--- start ---

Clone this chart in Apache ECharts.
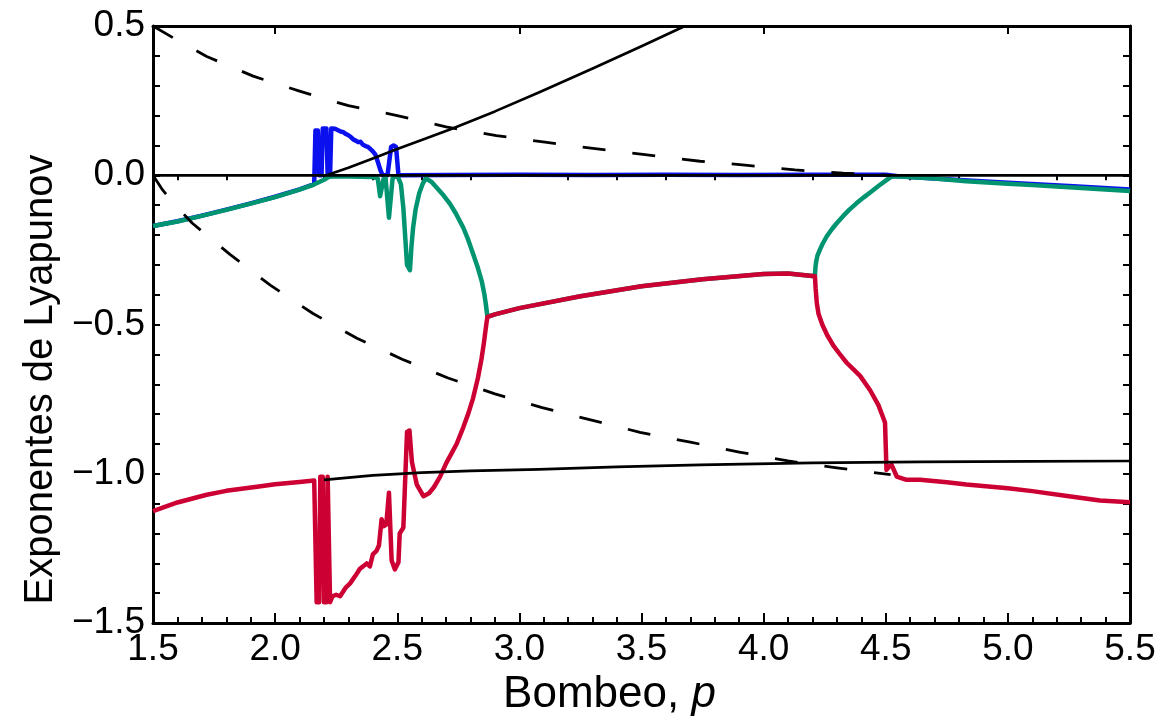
<!DOCTYPE html>
<html>
<head>
<meta charset="utf-8">
<script src="https://cdn.jsdelivr.net/npm/echarts@6/dist/echarts.min.js"></script>
<style>
  html, body { margin: 0; padding: 0; background: #fff; }
  #chart { width: 1164px; height: 722px; }
</style>
</head>
<body>
<div id="chart"></div>
<script>
// exponente 1 (azul)
const blueX = [1.5, 1.6, 1.7, 1.8, 1.9, 2.0, 2.1, 2.16, 2.165, 2.175, 2.18, 2.19, 2.195, 2.21, 2.215, 2.225, 2.23,
  2.245, 2.26, 2.27, 2.28, 2.29, 2.3, 2.31, 2.32, 2.33, 2.34, 2.35, 2.36, 2.37, 2.38, 2.39, 2.4, 2.41, 2.42, 2.43,
  2.44, 2.46, 2.475, 2.485, 2.495, 2.505, 2.7, 3.0, 3.3, 3.6, 3.9, 4.2, 4.5, 4.55, 4.8, 5.0, 5.25, 5.5];
const blueY = [-0.17, -0.154, -0.135, -0.115, -0.094, -0.072, -0.047, -0.03, 0.15, 0.15, 0.0, 0.0, 0.157, 0.157, 0.0, 0.0, 0.157,
  0.156, 0.15, 0.146, 0.144, 0.138, 0.134, 0.128, 0.12, 0.116, 0.111, 0.112, 0.102, 0.098, 0.095, 0.088, 0.08, 0.07, 0.046, 0.02,
  0.0, 0.0, 0.095, 0.1, 0.095, 0.0, 0.001, 0.002, 0.001, 0.002, 0.001, 0.002, 0.002, -0.003, -0.016, -0.025, -0.036, -0.048];

// exponente 2 (verde)
const greenX = [1.5, 1.6, 1.7, 1.8, 1.9, 2.0, 2.1, 2.15, 2.2, 2.22, 2.25, 2.3, 2.35, 2.4, 2.42, 2.43, 2.443, 2.452, 2.466,
  2.481, 2.49, 2.503, 2.515, 2.525, 2.54, 2.552, 2.558, 2.565, 2.575, 2.59, 2.605, 2.617, 2.64, 2.66, 2.69, 2.716, 2.74,
  2.77, 2.79, 2.81, 2.83, 2.846, 2.857, 2.864, 2.869,
  2.9, 3.0, 3.25, 3.5, 3.75, 4.0, 4.1, 4.21, 4.212, 4.215, 4.22, 4.23, 4.24, 4.258, 4.28, 4.3, 4.325, 4.35, 4.38, 4.41,
  4.44, 4.47, 4.5, 4.52, 4.54, 4.7, 4.83, 5.0, 5.1, 5.3, 5.5];
const greenY = [-0.17, -0.155, -0.136, -0.116, -0.095, -0.073, -0.048, -0.034, -0.015, -0.005, -0.003, -0.004, -0.005, -0.006, -0.01, -0.07, -0.015, -0.008, -0.142,
  -0.01, -0.004, -0.006, -0.03, -0.11, -0.3, -0.318, -0.24, -0.175, -0.115, -0.06, -0.027, -0.01, -0.022, -0.04, -0.068, -0.096, -0.128,
  -0.175, -0.215, -0.262, -0.31, -0.355, -0.4, -0.44, -0.474,
  -0.466, -0.445, -0.405, -0.372, -0.348, -0.331, -0.329, -0.338, -0.31, -0.29, -0.27, -0.25, -0.232, -0.205, -0.18, -0.16, -0.137, -0.116, -0.094, -0.074,
  -0.055, -0.036, -0.018, -0.006, -0.003, -0.011, -0.02, -0.028, -0.033, -0.043, -0.053];

// exponente 3 (rojo)
const redX = [1.5, 1.6, 1.72, 1.8, 1.926, 2.0, 2.1, 2.16, 2.17, 2.18, 2.185, 2.195, 2.2, 2.21, 2.215, 2.22, 2.225, 2.235,
  2.25, 2.266, 2.29, 2.307, 2.33, 2.347, 2.36, 2.375, 2.388, 2.4, 2.415, 2.425, 2.436, 2.445, 2.455, 2.466, 2.477, 2.49,
  2.505, 2.51, 2.525, 2.54, 2.55, 2.56, 2.58, 2.607, 2.63, 2.65, 2.675, 2.7, 2.72, 2.743, 2.77, 2.79, 2.81, 2.83, 2.845,
  2.855, 2.862, 2.869,
  2.9, 3.0, 3.25, 3.5, 3.75, 4.0, 4.1, 4.21, 4.213, 4.218, 4.225, 4.24, 4.26, 4.285, 4.31, 4.34, 4.37, 4.395, 4.436, 4.47,
  4.497, 4.503, 4.515, 4.524, 4.545, 4.585, 4.64, 4.75, 4.83, 5.0, 5.1, 5.25, 5.377, 5.5];
const redY = [-1.125, -1.096, -1.07, -1.057, -1.043, -1.035, -1.027, -1.022, -1.43, -1.43, -1.01, -1.01, -1.43, -1.43, -1.01, -1.01, -1.43, -1.41,
  -1.405, -1.41, -1.38, -1.367, -1.34, -1.318, -1.31, -1.3, -1.31, -1.27, -1.258, -1.24, -1.152, -1.175, -1.17, -1.063, -1.29, -1.32,
  -1.296, -1.2, -1.18, -0.86, -0.855, -0.96, -1.036, -1.075, -1.065, -1.045, -1.01, -0.965, -0.935, -0.9, -0.845, -0.8, -0.748, -0.68, -0.615,
  -0.56, -0.515, -0.474,
  -0.466, -0.445, -0.405, -0.372, -0.348, -0.331, -0.329, -0.338, -0.38, -0.43, -0.465, -0.5, -0.535, -0.57, -0.597, -0.628, -0.652, -0.672, -0.72, -0.77,
  -0.828, -0.987, -0.975, -0.97, -1.009, -1.02, -1.02, -1.028, -1.036, -1.048, -1.058, -1.075, -1.089, -1.095];

// curvas de referencia (negras)
const upperSolidX = [2.21, 2.3, 2.4, 2.5, 2.6, 2.724, 2.9, 3.084, 3.3, 3.5, 3.678];
const upperSolidY = [0.0, 0.025, 0.056, 0.088, 0.118, 0.156, 0.214, 0.279, 0.358, 0.432, 0.5];
const lowerSolidX = [2.2, 2.4, 2.6, 2.8, 3.08, 3.4, 3.74, 4.2, 4.64, 5.1, 5.5];
const lowerSolidY = [-1.02, -1.005, -0.996, -0.99, -0.985, -0.977, -0.97, -0.963, -0.96, -0.958, -0.957];
const upperDashX = [1.5, 1.6, 1.72, 1.91, 2.1, 2.3, 2.5, 2.7, 2.906, 3.105, 3.31, 3.506, 3.74, 3.924, 4.128, 4.326, 4.52];
const upperDashY = [0.5, 0.452, 0.398, 0.332, 0.282, 0.233, 0.2, 0.162, 0.133, 0.111, 0.089, 0.07, 0.047, 0.034, 0.018, 0.007, 0.0];
const lowerDashX = [1.5, 1.54, 1.58, 1.62, 1.66, 1.815, 1.98, 2.155, 2.335, 2.52, 2.708, 2.9, 3.093, 3.3, 3.494, 3.7, 3.9, 4.1, 4.3, 4.52];
const lowerDashY = [0.0, -0.05, -0.09, -0.125, -0.16, -0.265, -0.368, -0.463, -0.546, -0.616, -0.679, -0.732, -0.778, -0.821, -0.861, -0.894, -0.927, -0.957, -0.98, -1.003];
const zeroX = [1.5, 5.5];
const zeroY = [0, 0];

const topMajor = [2, 3, 4, 5];
const topMinor = [1.6, 1.8, 2.2, 2.4, 2.6, 2.8, 3.2, 3.4, 3.6, 3.8, 4.2, 4.4, 4.6, 4.8, 5.2, 5.4];

const zip = (xs, ys) => xs.map((x, i) => [x, ys[i]]);
const FONT = "'Liberation Sans', Arial, sans-serif";

let chart = echarts.init(document.getElementById("chart"), null, { renderer: "canvas" });

const frame = { show: true, onZero: false, lineStyle: { color: "#000", width: 3 } };

function curve(name, xs, ys, color, width, type) {
  return {
    name,
    type: "line",
    data: zip(xs, ys),
    symbol: "none",
    smooth: false,
    clip: true,
    lineStyle: { color, width, type: type || "solid", cap: "butt", join: "round" },
    emphasis: { disabled: true }
  };
}

let option = {
  animation: false,
  backgroundColor: "#fff",
  grid: { left: 153, right: 34, top: 26, bottom: 92 },
  xAxis: [
    {
      type: "value", position: "bottom", min: 1.5, max: 5.5, interval: 0.5,
      axisLine: frame,
      axisTick: { inside: true, length: 10, lineStyle: { color: "#000", width: 2 } },
      minorTick: { show: true, splitNumber: 5, length: 6, lineStyle: { color: "#000", width: 2 } },
      splitLine: { show: false },
      axisLabel: { fontSize: 37, color: "#000", fontFamily: FONT, margin: 8, formatter: v => v.toFixed(1) },
      name: "Bombeo, {i|p}",
      nameLocation: "middle",
      nameGap: 38,
      nameTextStyle: {
        fontSize: 44, color: "#000", fontFamily: FONT, padding: [0, 64, 0, 0],
        rich: { i: { fontSize: 44, fontStyle: "italic", fontFamily: FONT, color: "#000" } }
      }
    },
    {
      type: "value", position: "top", min: 1.5, max: 5.5,
      axisLine: frame,
      axisTick: { inside: true, length: 8, customValues: topMajor, lineStyle: { color: "#000", width: 2 } },
      axisLabel: { show: false },
      splitLine: { show: false }
    },
    {
      type: "value", position: "top", min: 1.5, max: 5.5,
      axisLine: { show: false },
      axisTick: { inside: true, length: 5, customValues: topMinor, lineStyle: { color: "#000", width: 2 } },
      axisLabel: { show: false },
      splitLine: { show: false }
    }
  ],
  yAxis: [
    {
      type: "value", position: "left", min: -1.5, max: 0.5, interval: 0.5,
      axisLine: frame,
      axisTick: { inside: true, length: 7, lineStyle: { color: "#000", width: 2 } },
      minorTick: { show: true, splitNumber: 5, length: 7, lineStyle: { color: "#000", width: 2 } },
      splitLine: { show: false },
      axisLabel: {
        fontSize: 37, color: "#000", fontFamily: FONT, margin: 8,
        formatter: v => v.toFixed(1).replace("-", "\u2212")
      },
      name: "Exponentes de Lyapunov",
      nameLocation: "middle",
      nameGap: 92,
      nameTextStyle: { fontSize: 40, color: "#000", fontFamily: FONT, padding: [0, 110, 0, 0] }
    },
    {
      type: "value", position: "right", min: -1.5, max: 0.5, interval: 0.1,
      axisLine: frame,
      axisTick: { inside: true, length: 7, lineStyle: { color: "#000", width: 2 } },
      axisLabel: { show: false },
      splitLine: { show: false }
    }
  ],
  series: [
    curve("λ1", blueX, blueY, "#0a10ee", 4.5),
    curve("λ2", greenX, greenY, "#009470", 4.5),
    curve("λ3", redX, redY, "#cc0033", 4.5),
    curve("cero", zeroX, zeroY, "#000", 2.7),
    curve("rama superior", upperSolidX, upperSolidY, "#000", 2.7),
    curve("rama inferior", lowerSolidX, lowerSolidY, "#000", 2.7),
    curve("cota superior", upperDashX, upperDashY, "#000", 2.8, [23, 27]),
    curve("cota inferior", lowerDashX, lowerDashY, "#000", 2.8, [23, 27])
  ]
};

chart.setOption(option);
window.addEventListener("resize", () => chart.resize(), false);
</script>
</body>
</html>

--- end ---

From the first line above to the line containing "-0.025, -0.036, -0.048];", repeat each line exactly. Pictures stay out.

• [EXERCISE RESPONSE]:
Clone this chart in Apache ECharts.
<!DOCTYPE html>
<html>
<head>
<meta charset="utf-8">
<script src="https://cdn.jsdelivr.net/npm/echarts@6/dist/echarts.min.js"></script>
<style>
  html, body { margin: 0; padding: 0; background: #fff; }
  #chart { width: 1164px; height: 722px; }
</style>
</head>
<body>
<div id="chart"></div>
<script>
// exponente 1 (azul)
const blueX = [1.5, 1.6, 1.7, 1.8, 1.9, 2.0, 2.1, 2.16, 2.165, 2.175, 2.18, 2.19, 2.195, 2.21, 2.215, 2.225, 2.23,
  2.245, 2.26, 2.27, 2.28, 2.29, 2.3, 2.31, 2.32, 2.33, 2.34, 2.35, 2.36, 2.37, 2.38, 2.39, 2.4, 2.41, 2.42, 2.43,
  2.44, 2.46, 2.475, 2.485, 2.495, 2.505, 2.7, 3.0, 3.3, 3.6, 3.9, 4.2, 4.5, 4.55, 4.8, 5.0, 5.25, 5.5];
const blueY = [-0.17, -0.154, -0.135, -0.115, -0.094, -0.072, -0.047, -0.03, 0.15, 0.15, 0.0, 0.0, 0.157, 0.157, 0.0, 0.0, 0.157,
  0.156, 0.15, 0.146, 0.144, 0.138, 0.134, 0.128, 0.12, 0.116, 0.111, 0.112, 0.102, 0.098, 0.095, 0.088, 0.08, 0.07, 0.046, 0.02,
  0.0, 0.0, 0.095, 0.1, 0.095, 0.0, 0.001, 0.002, 0.001, 0.002, 0.001, 0.002, 0.002, -0.003, -0.016, -0.025, -0.036, -0.048];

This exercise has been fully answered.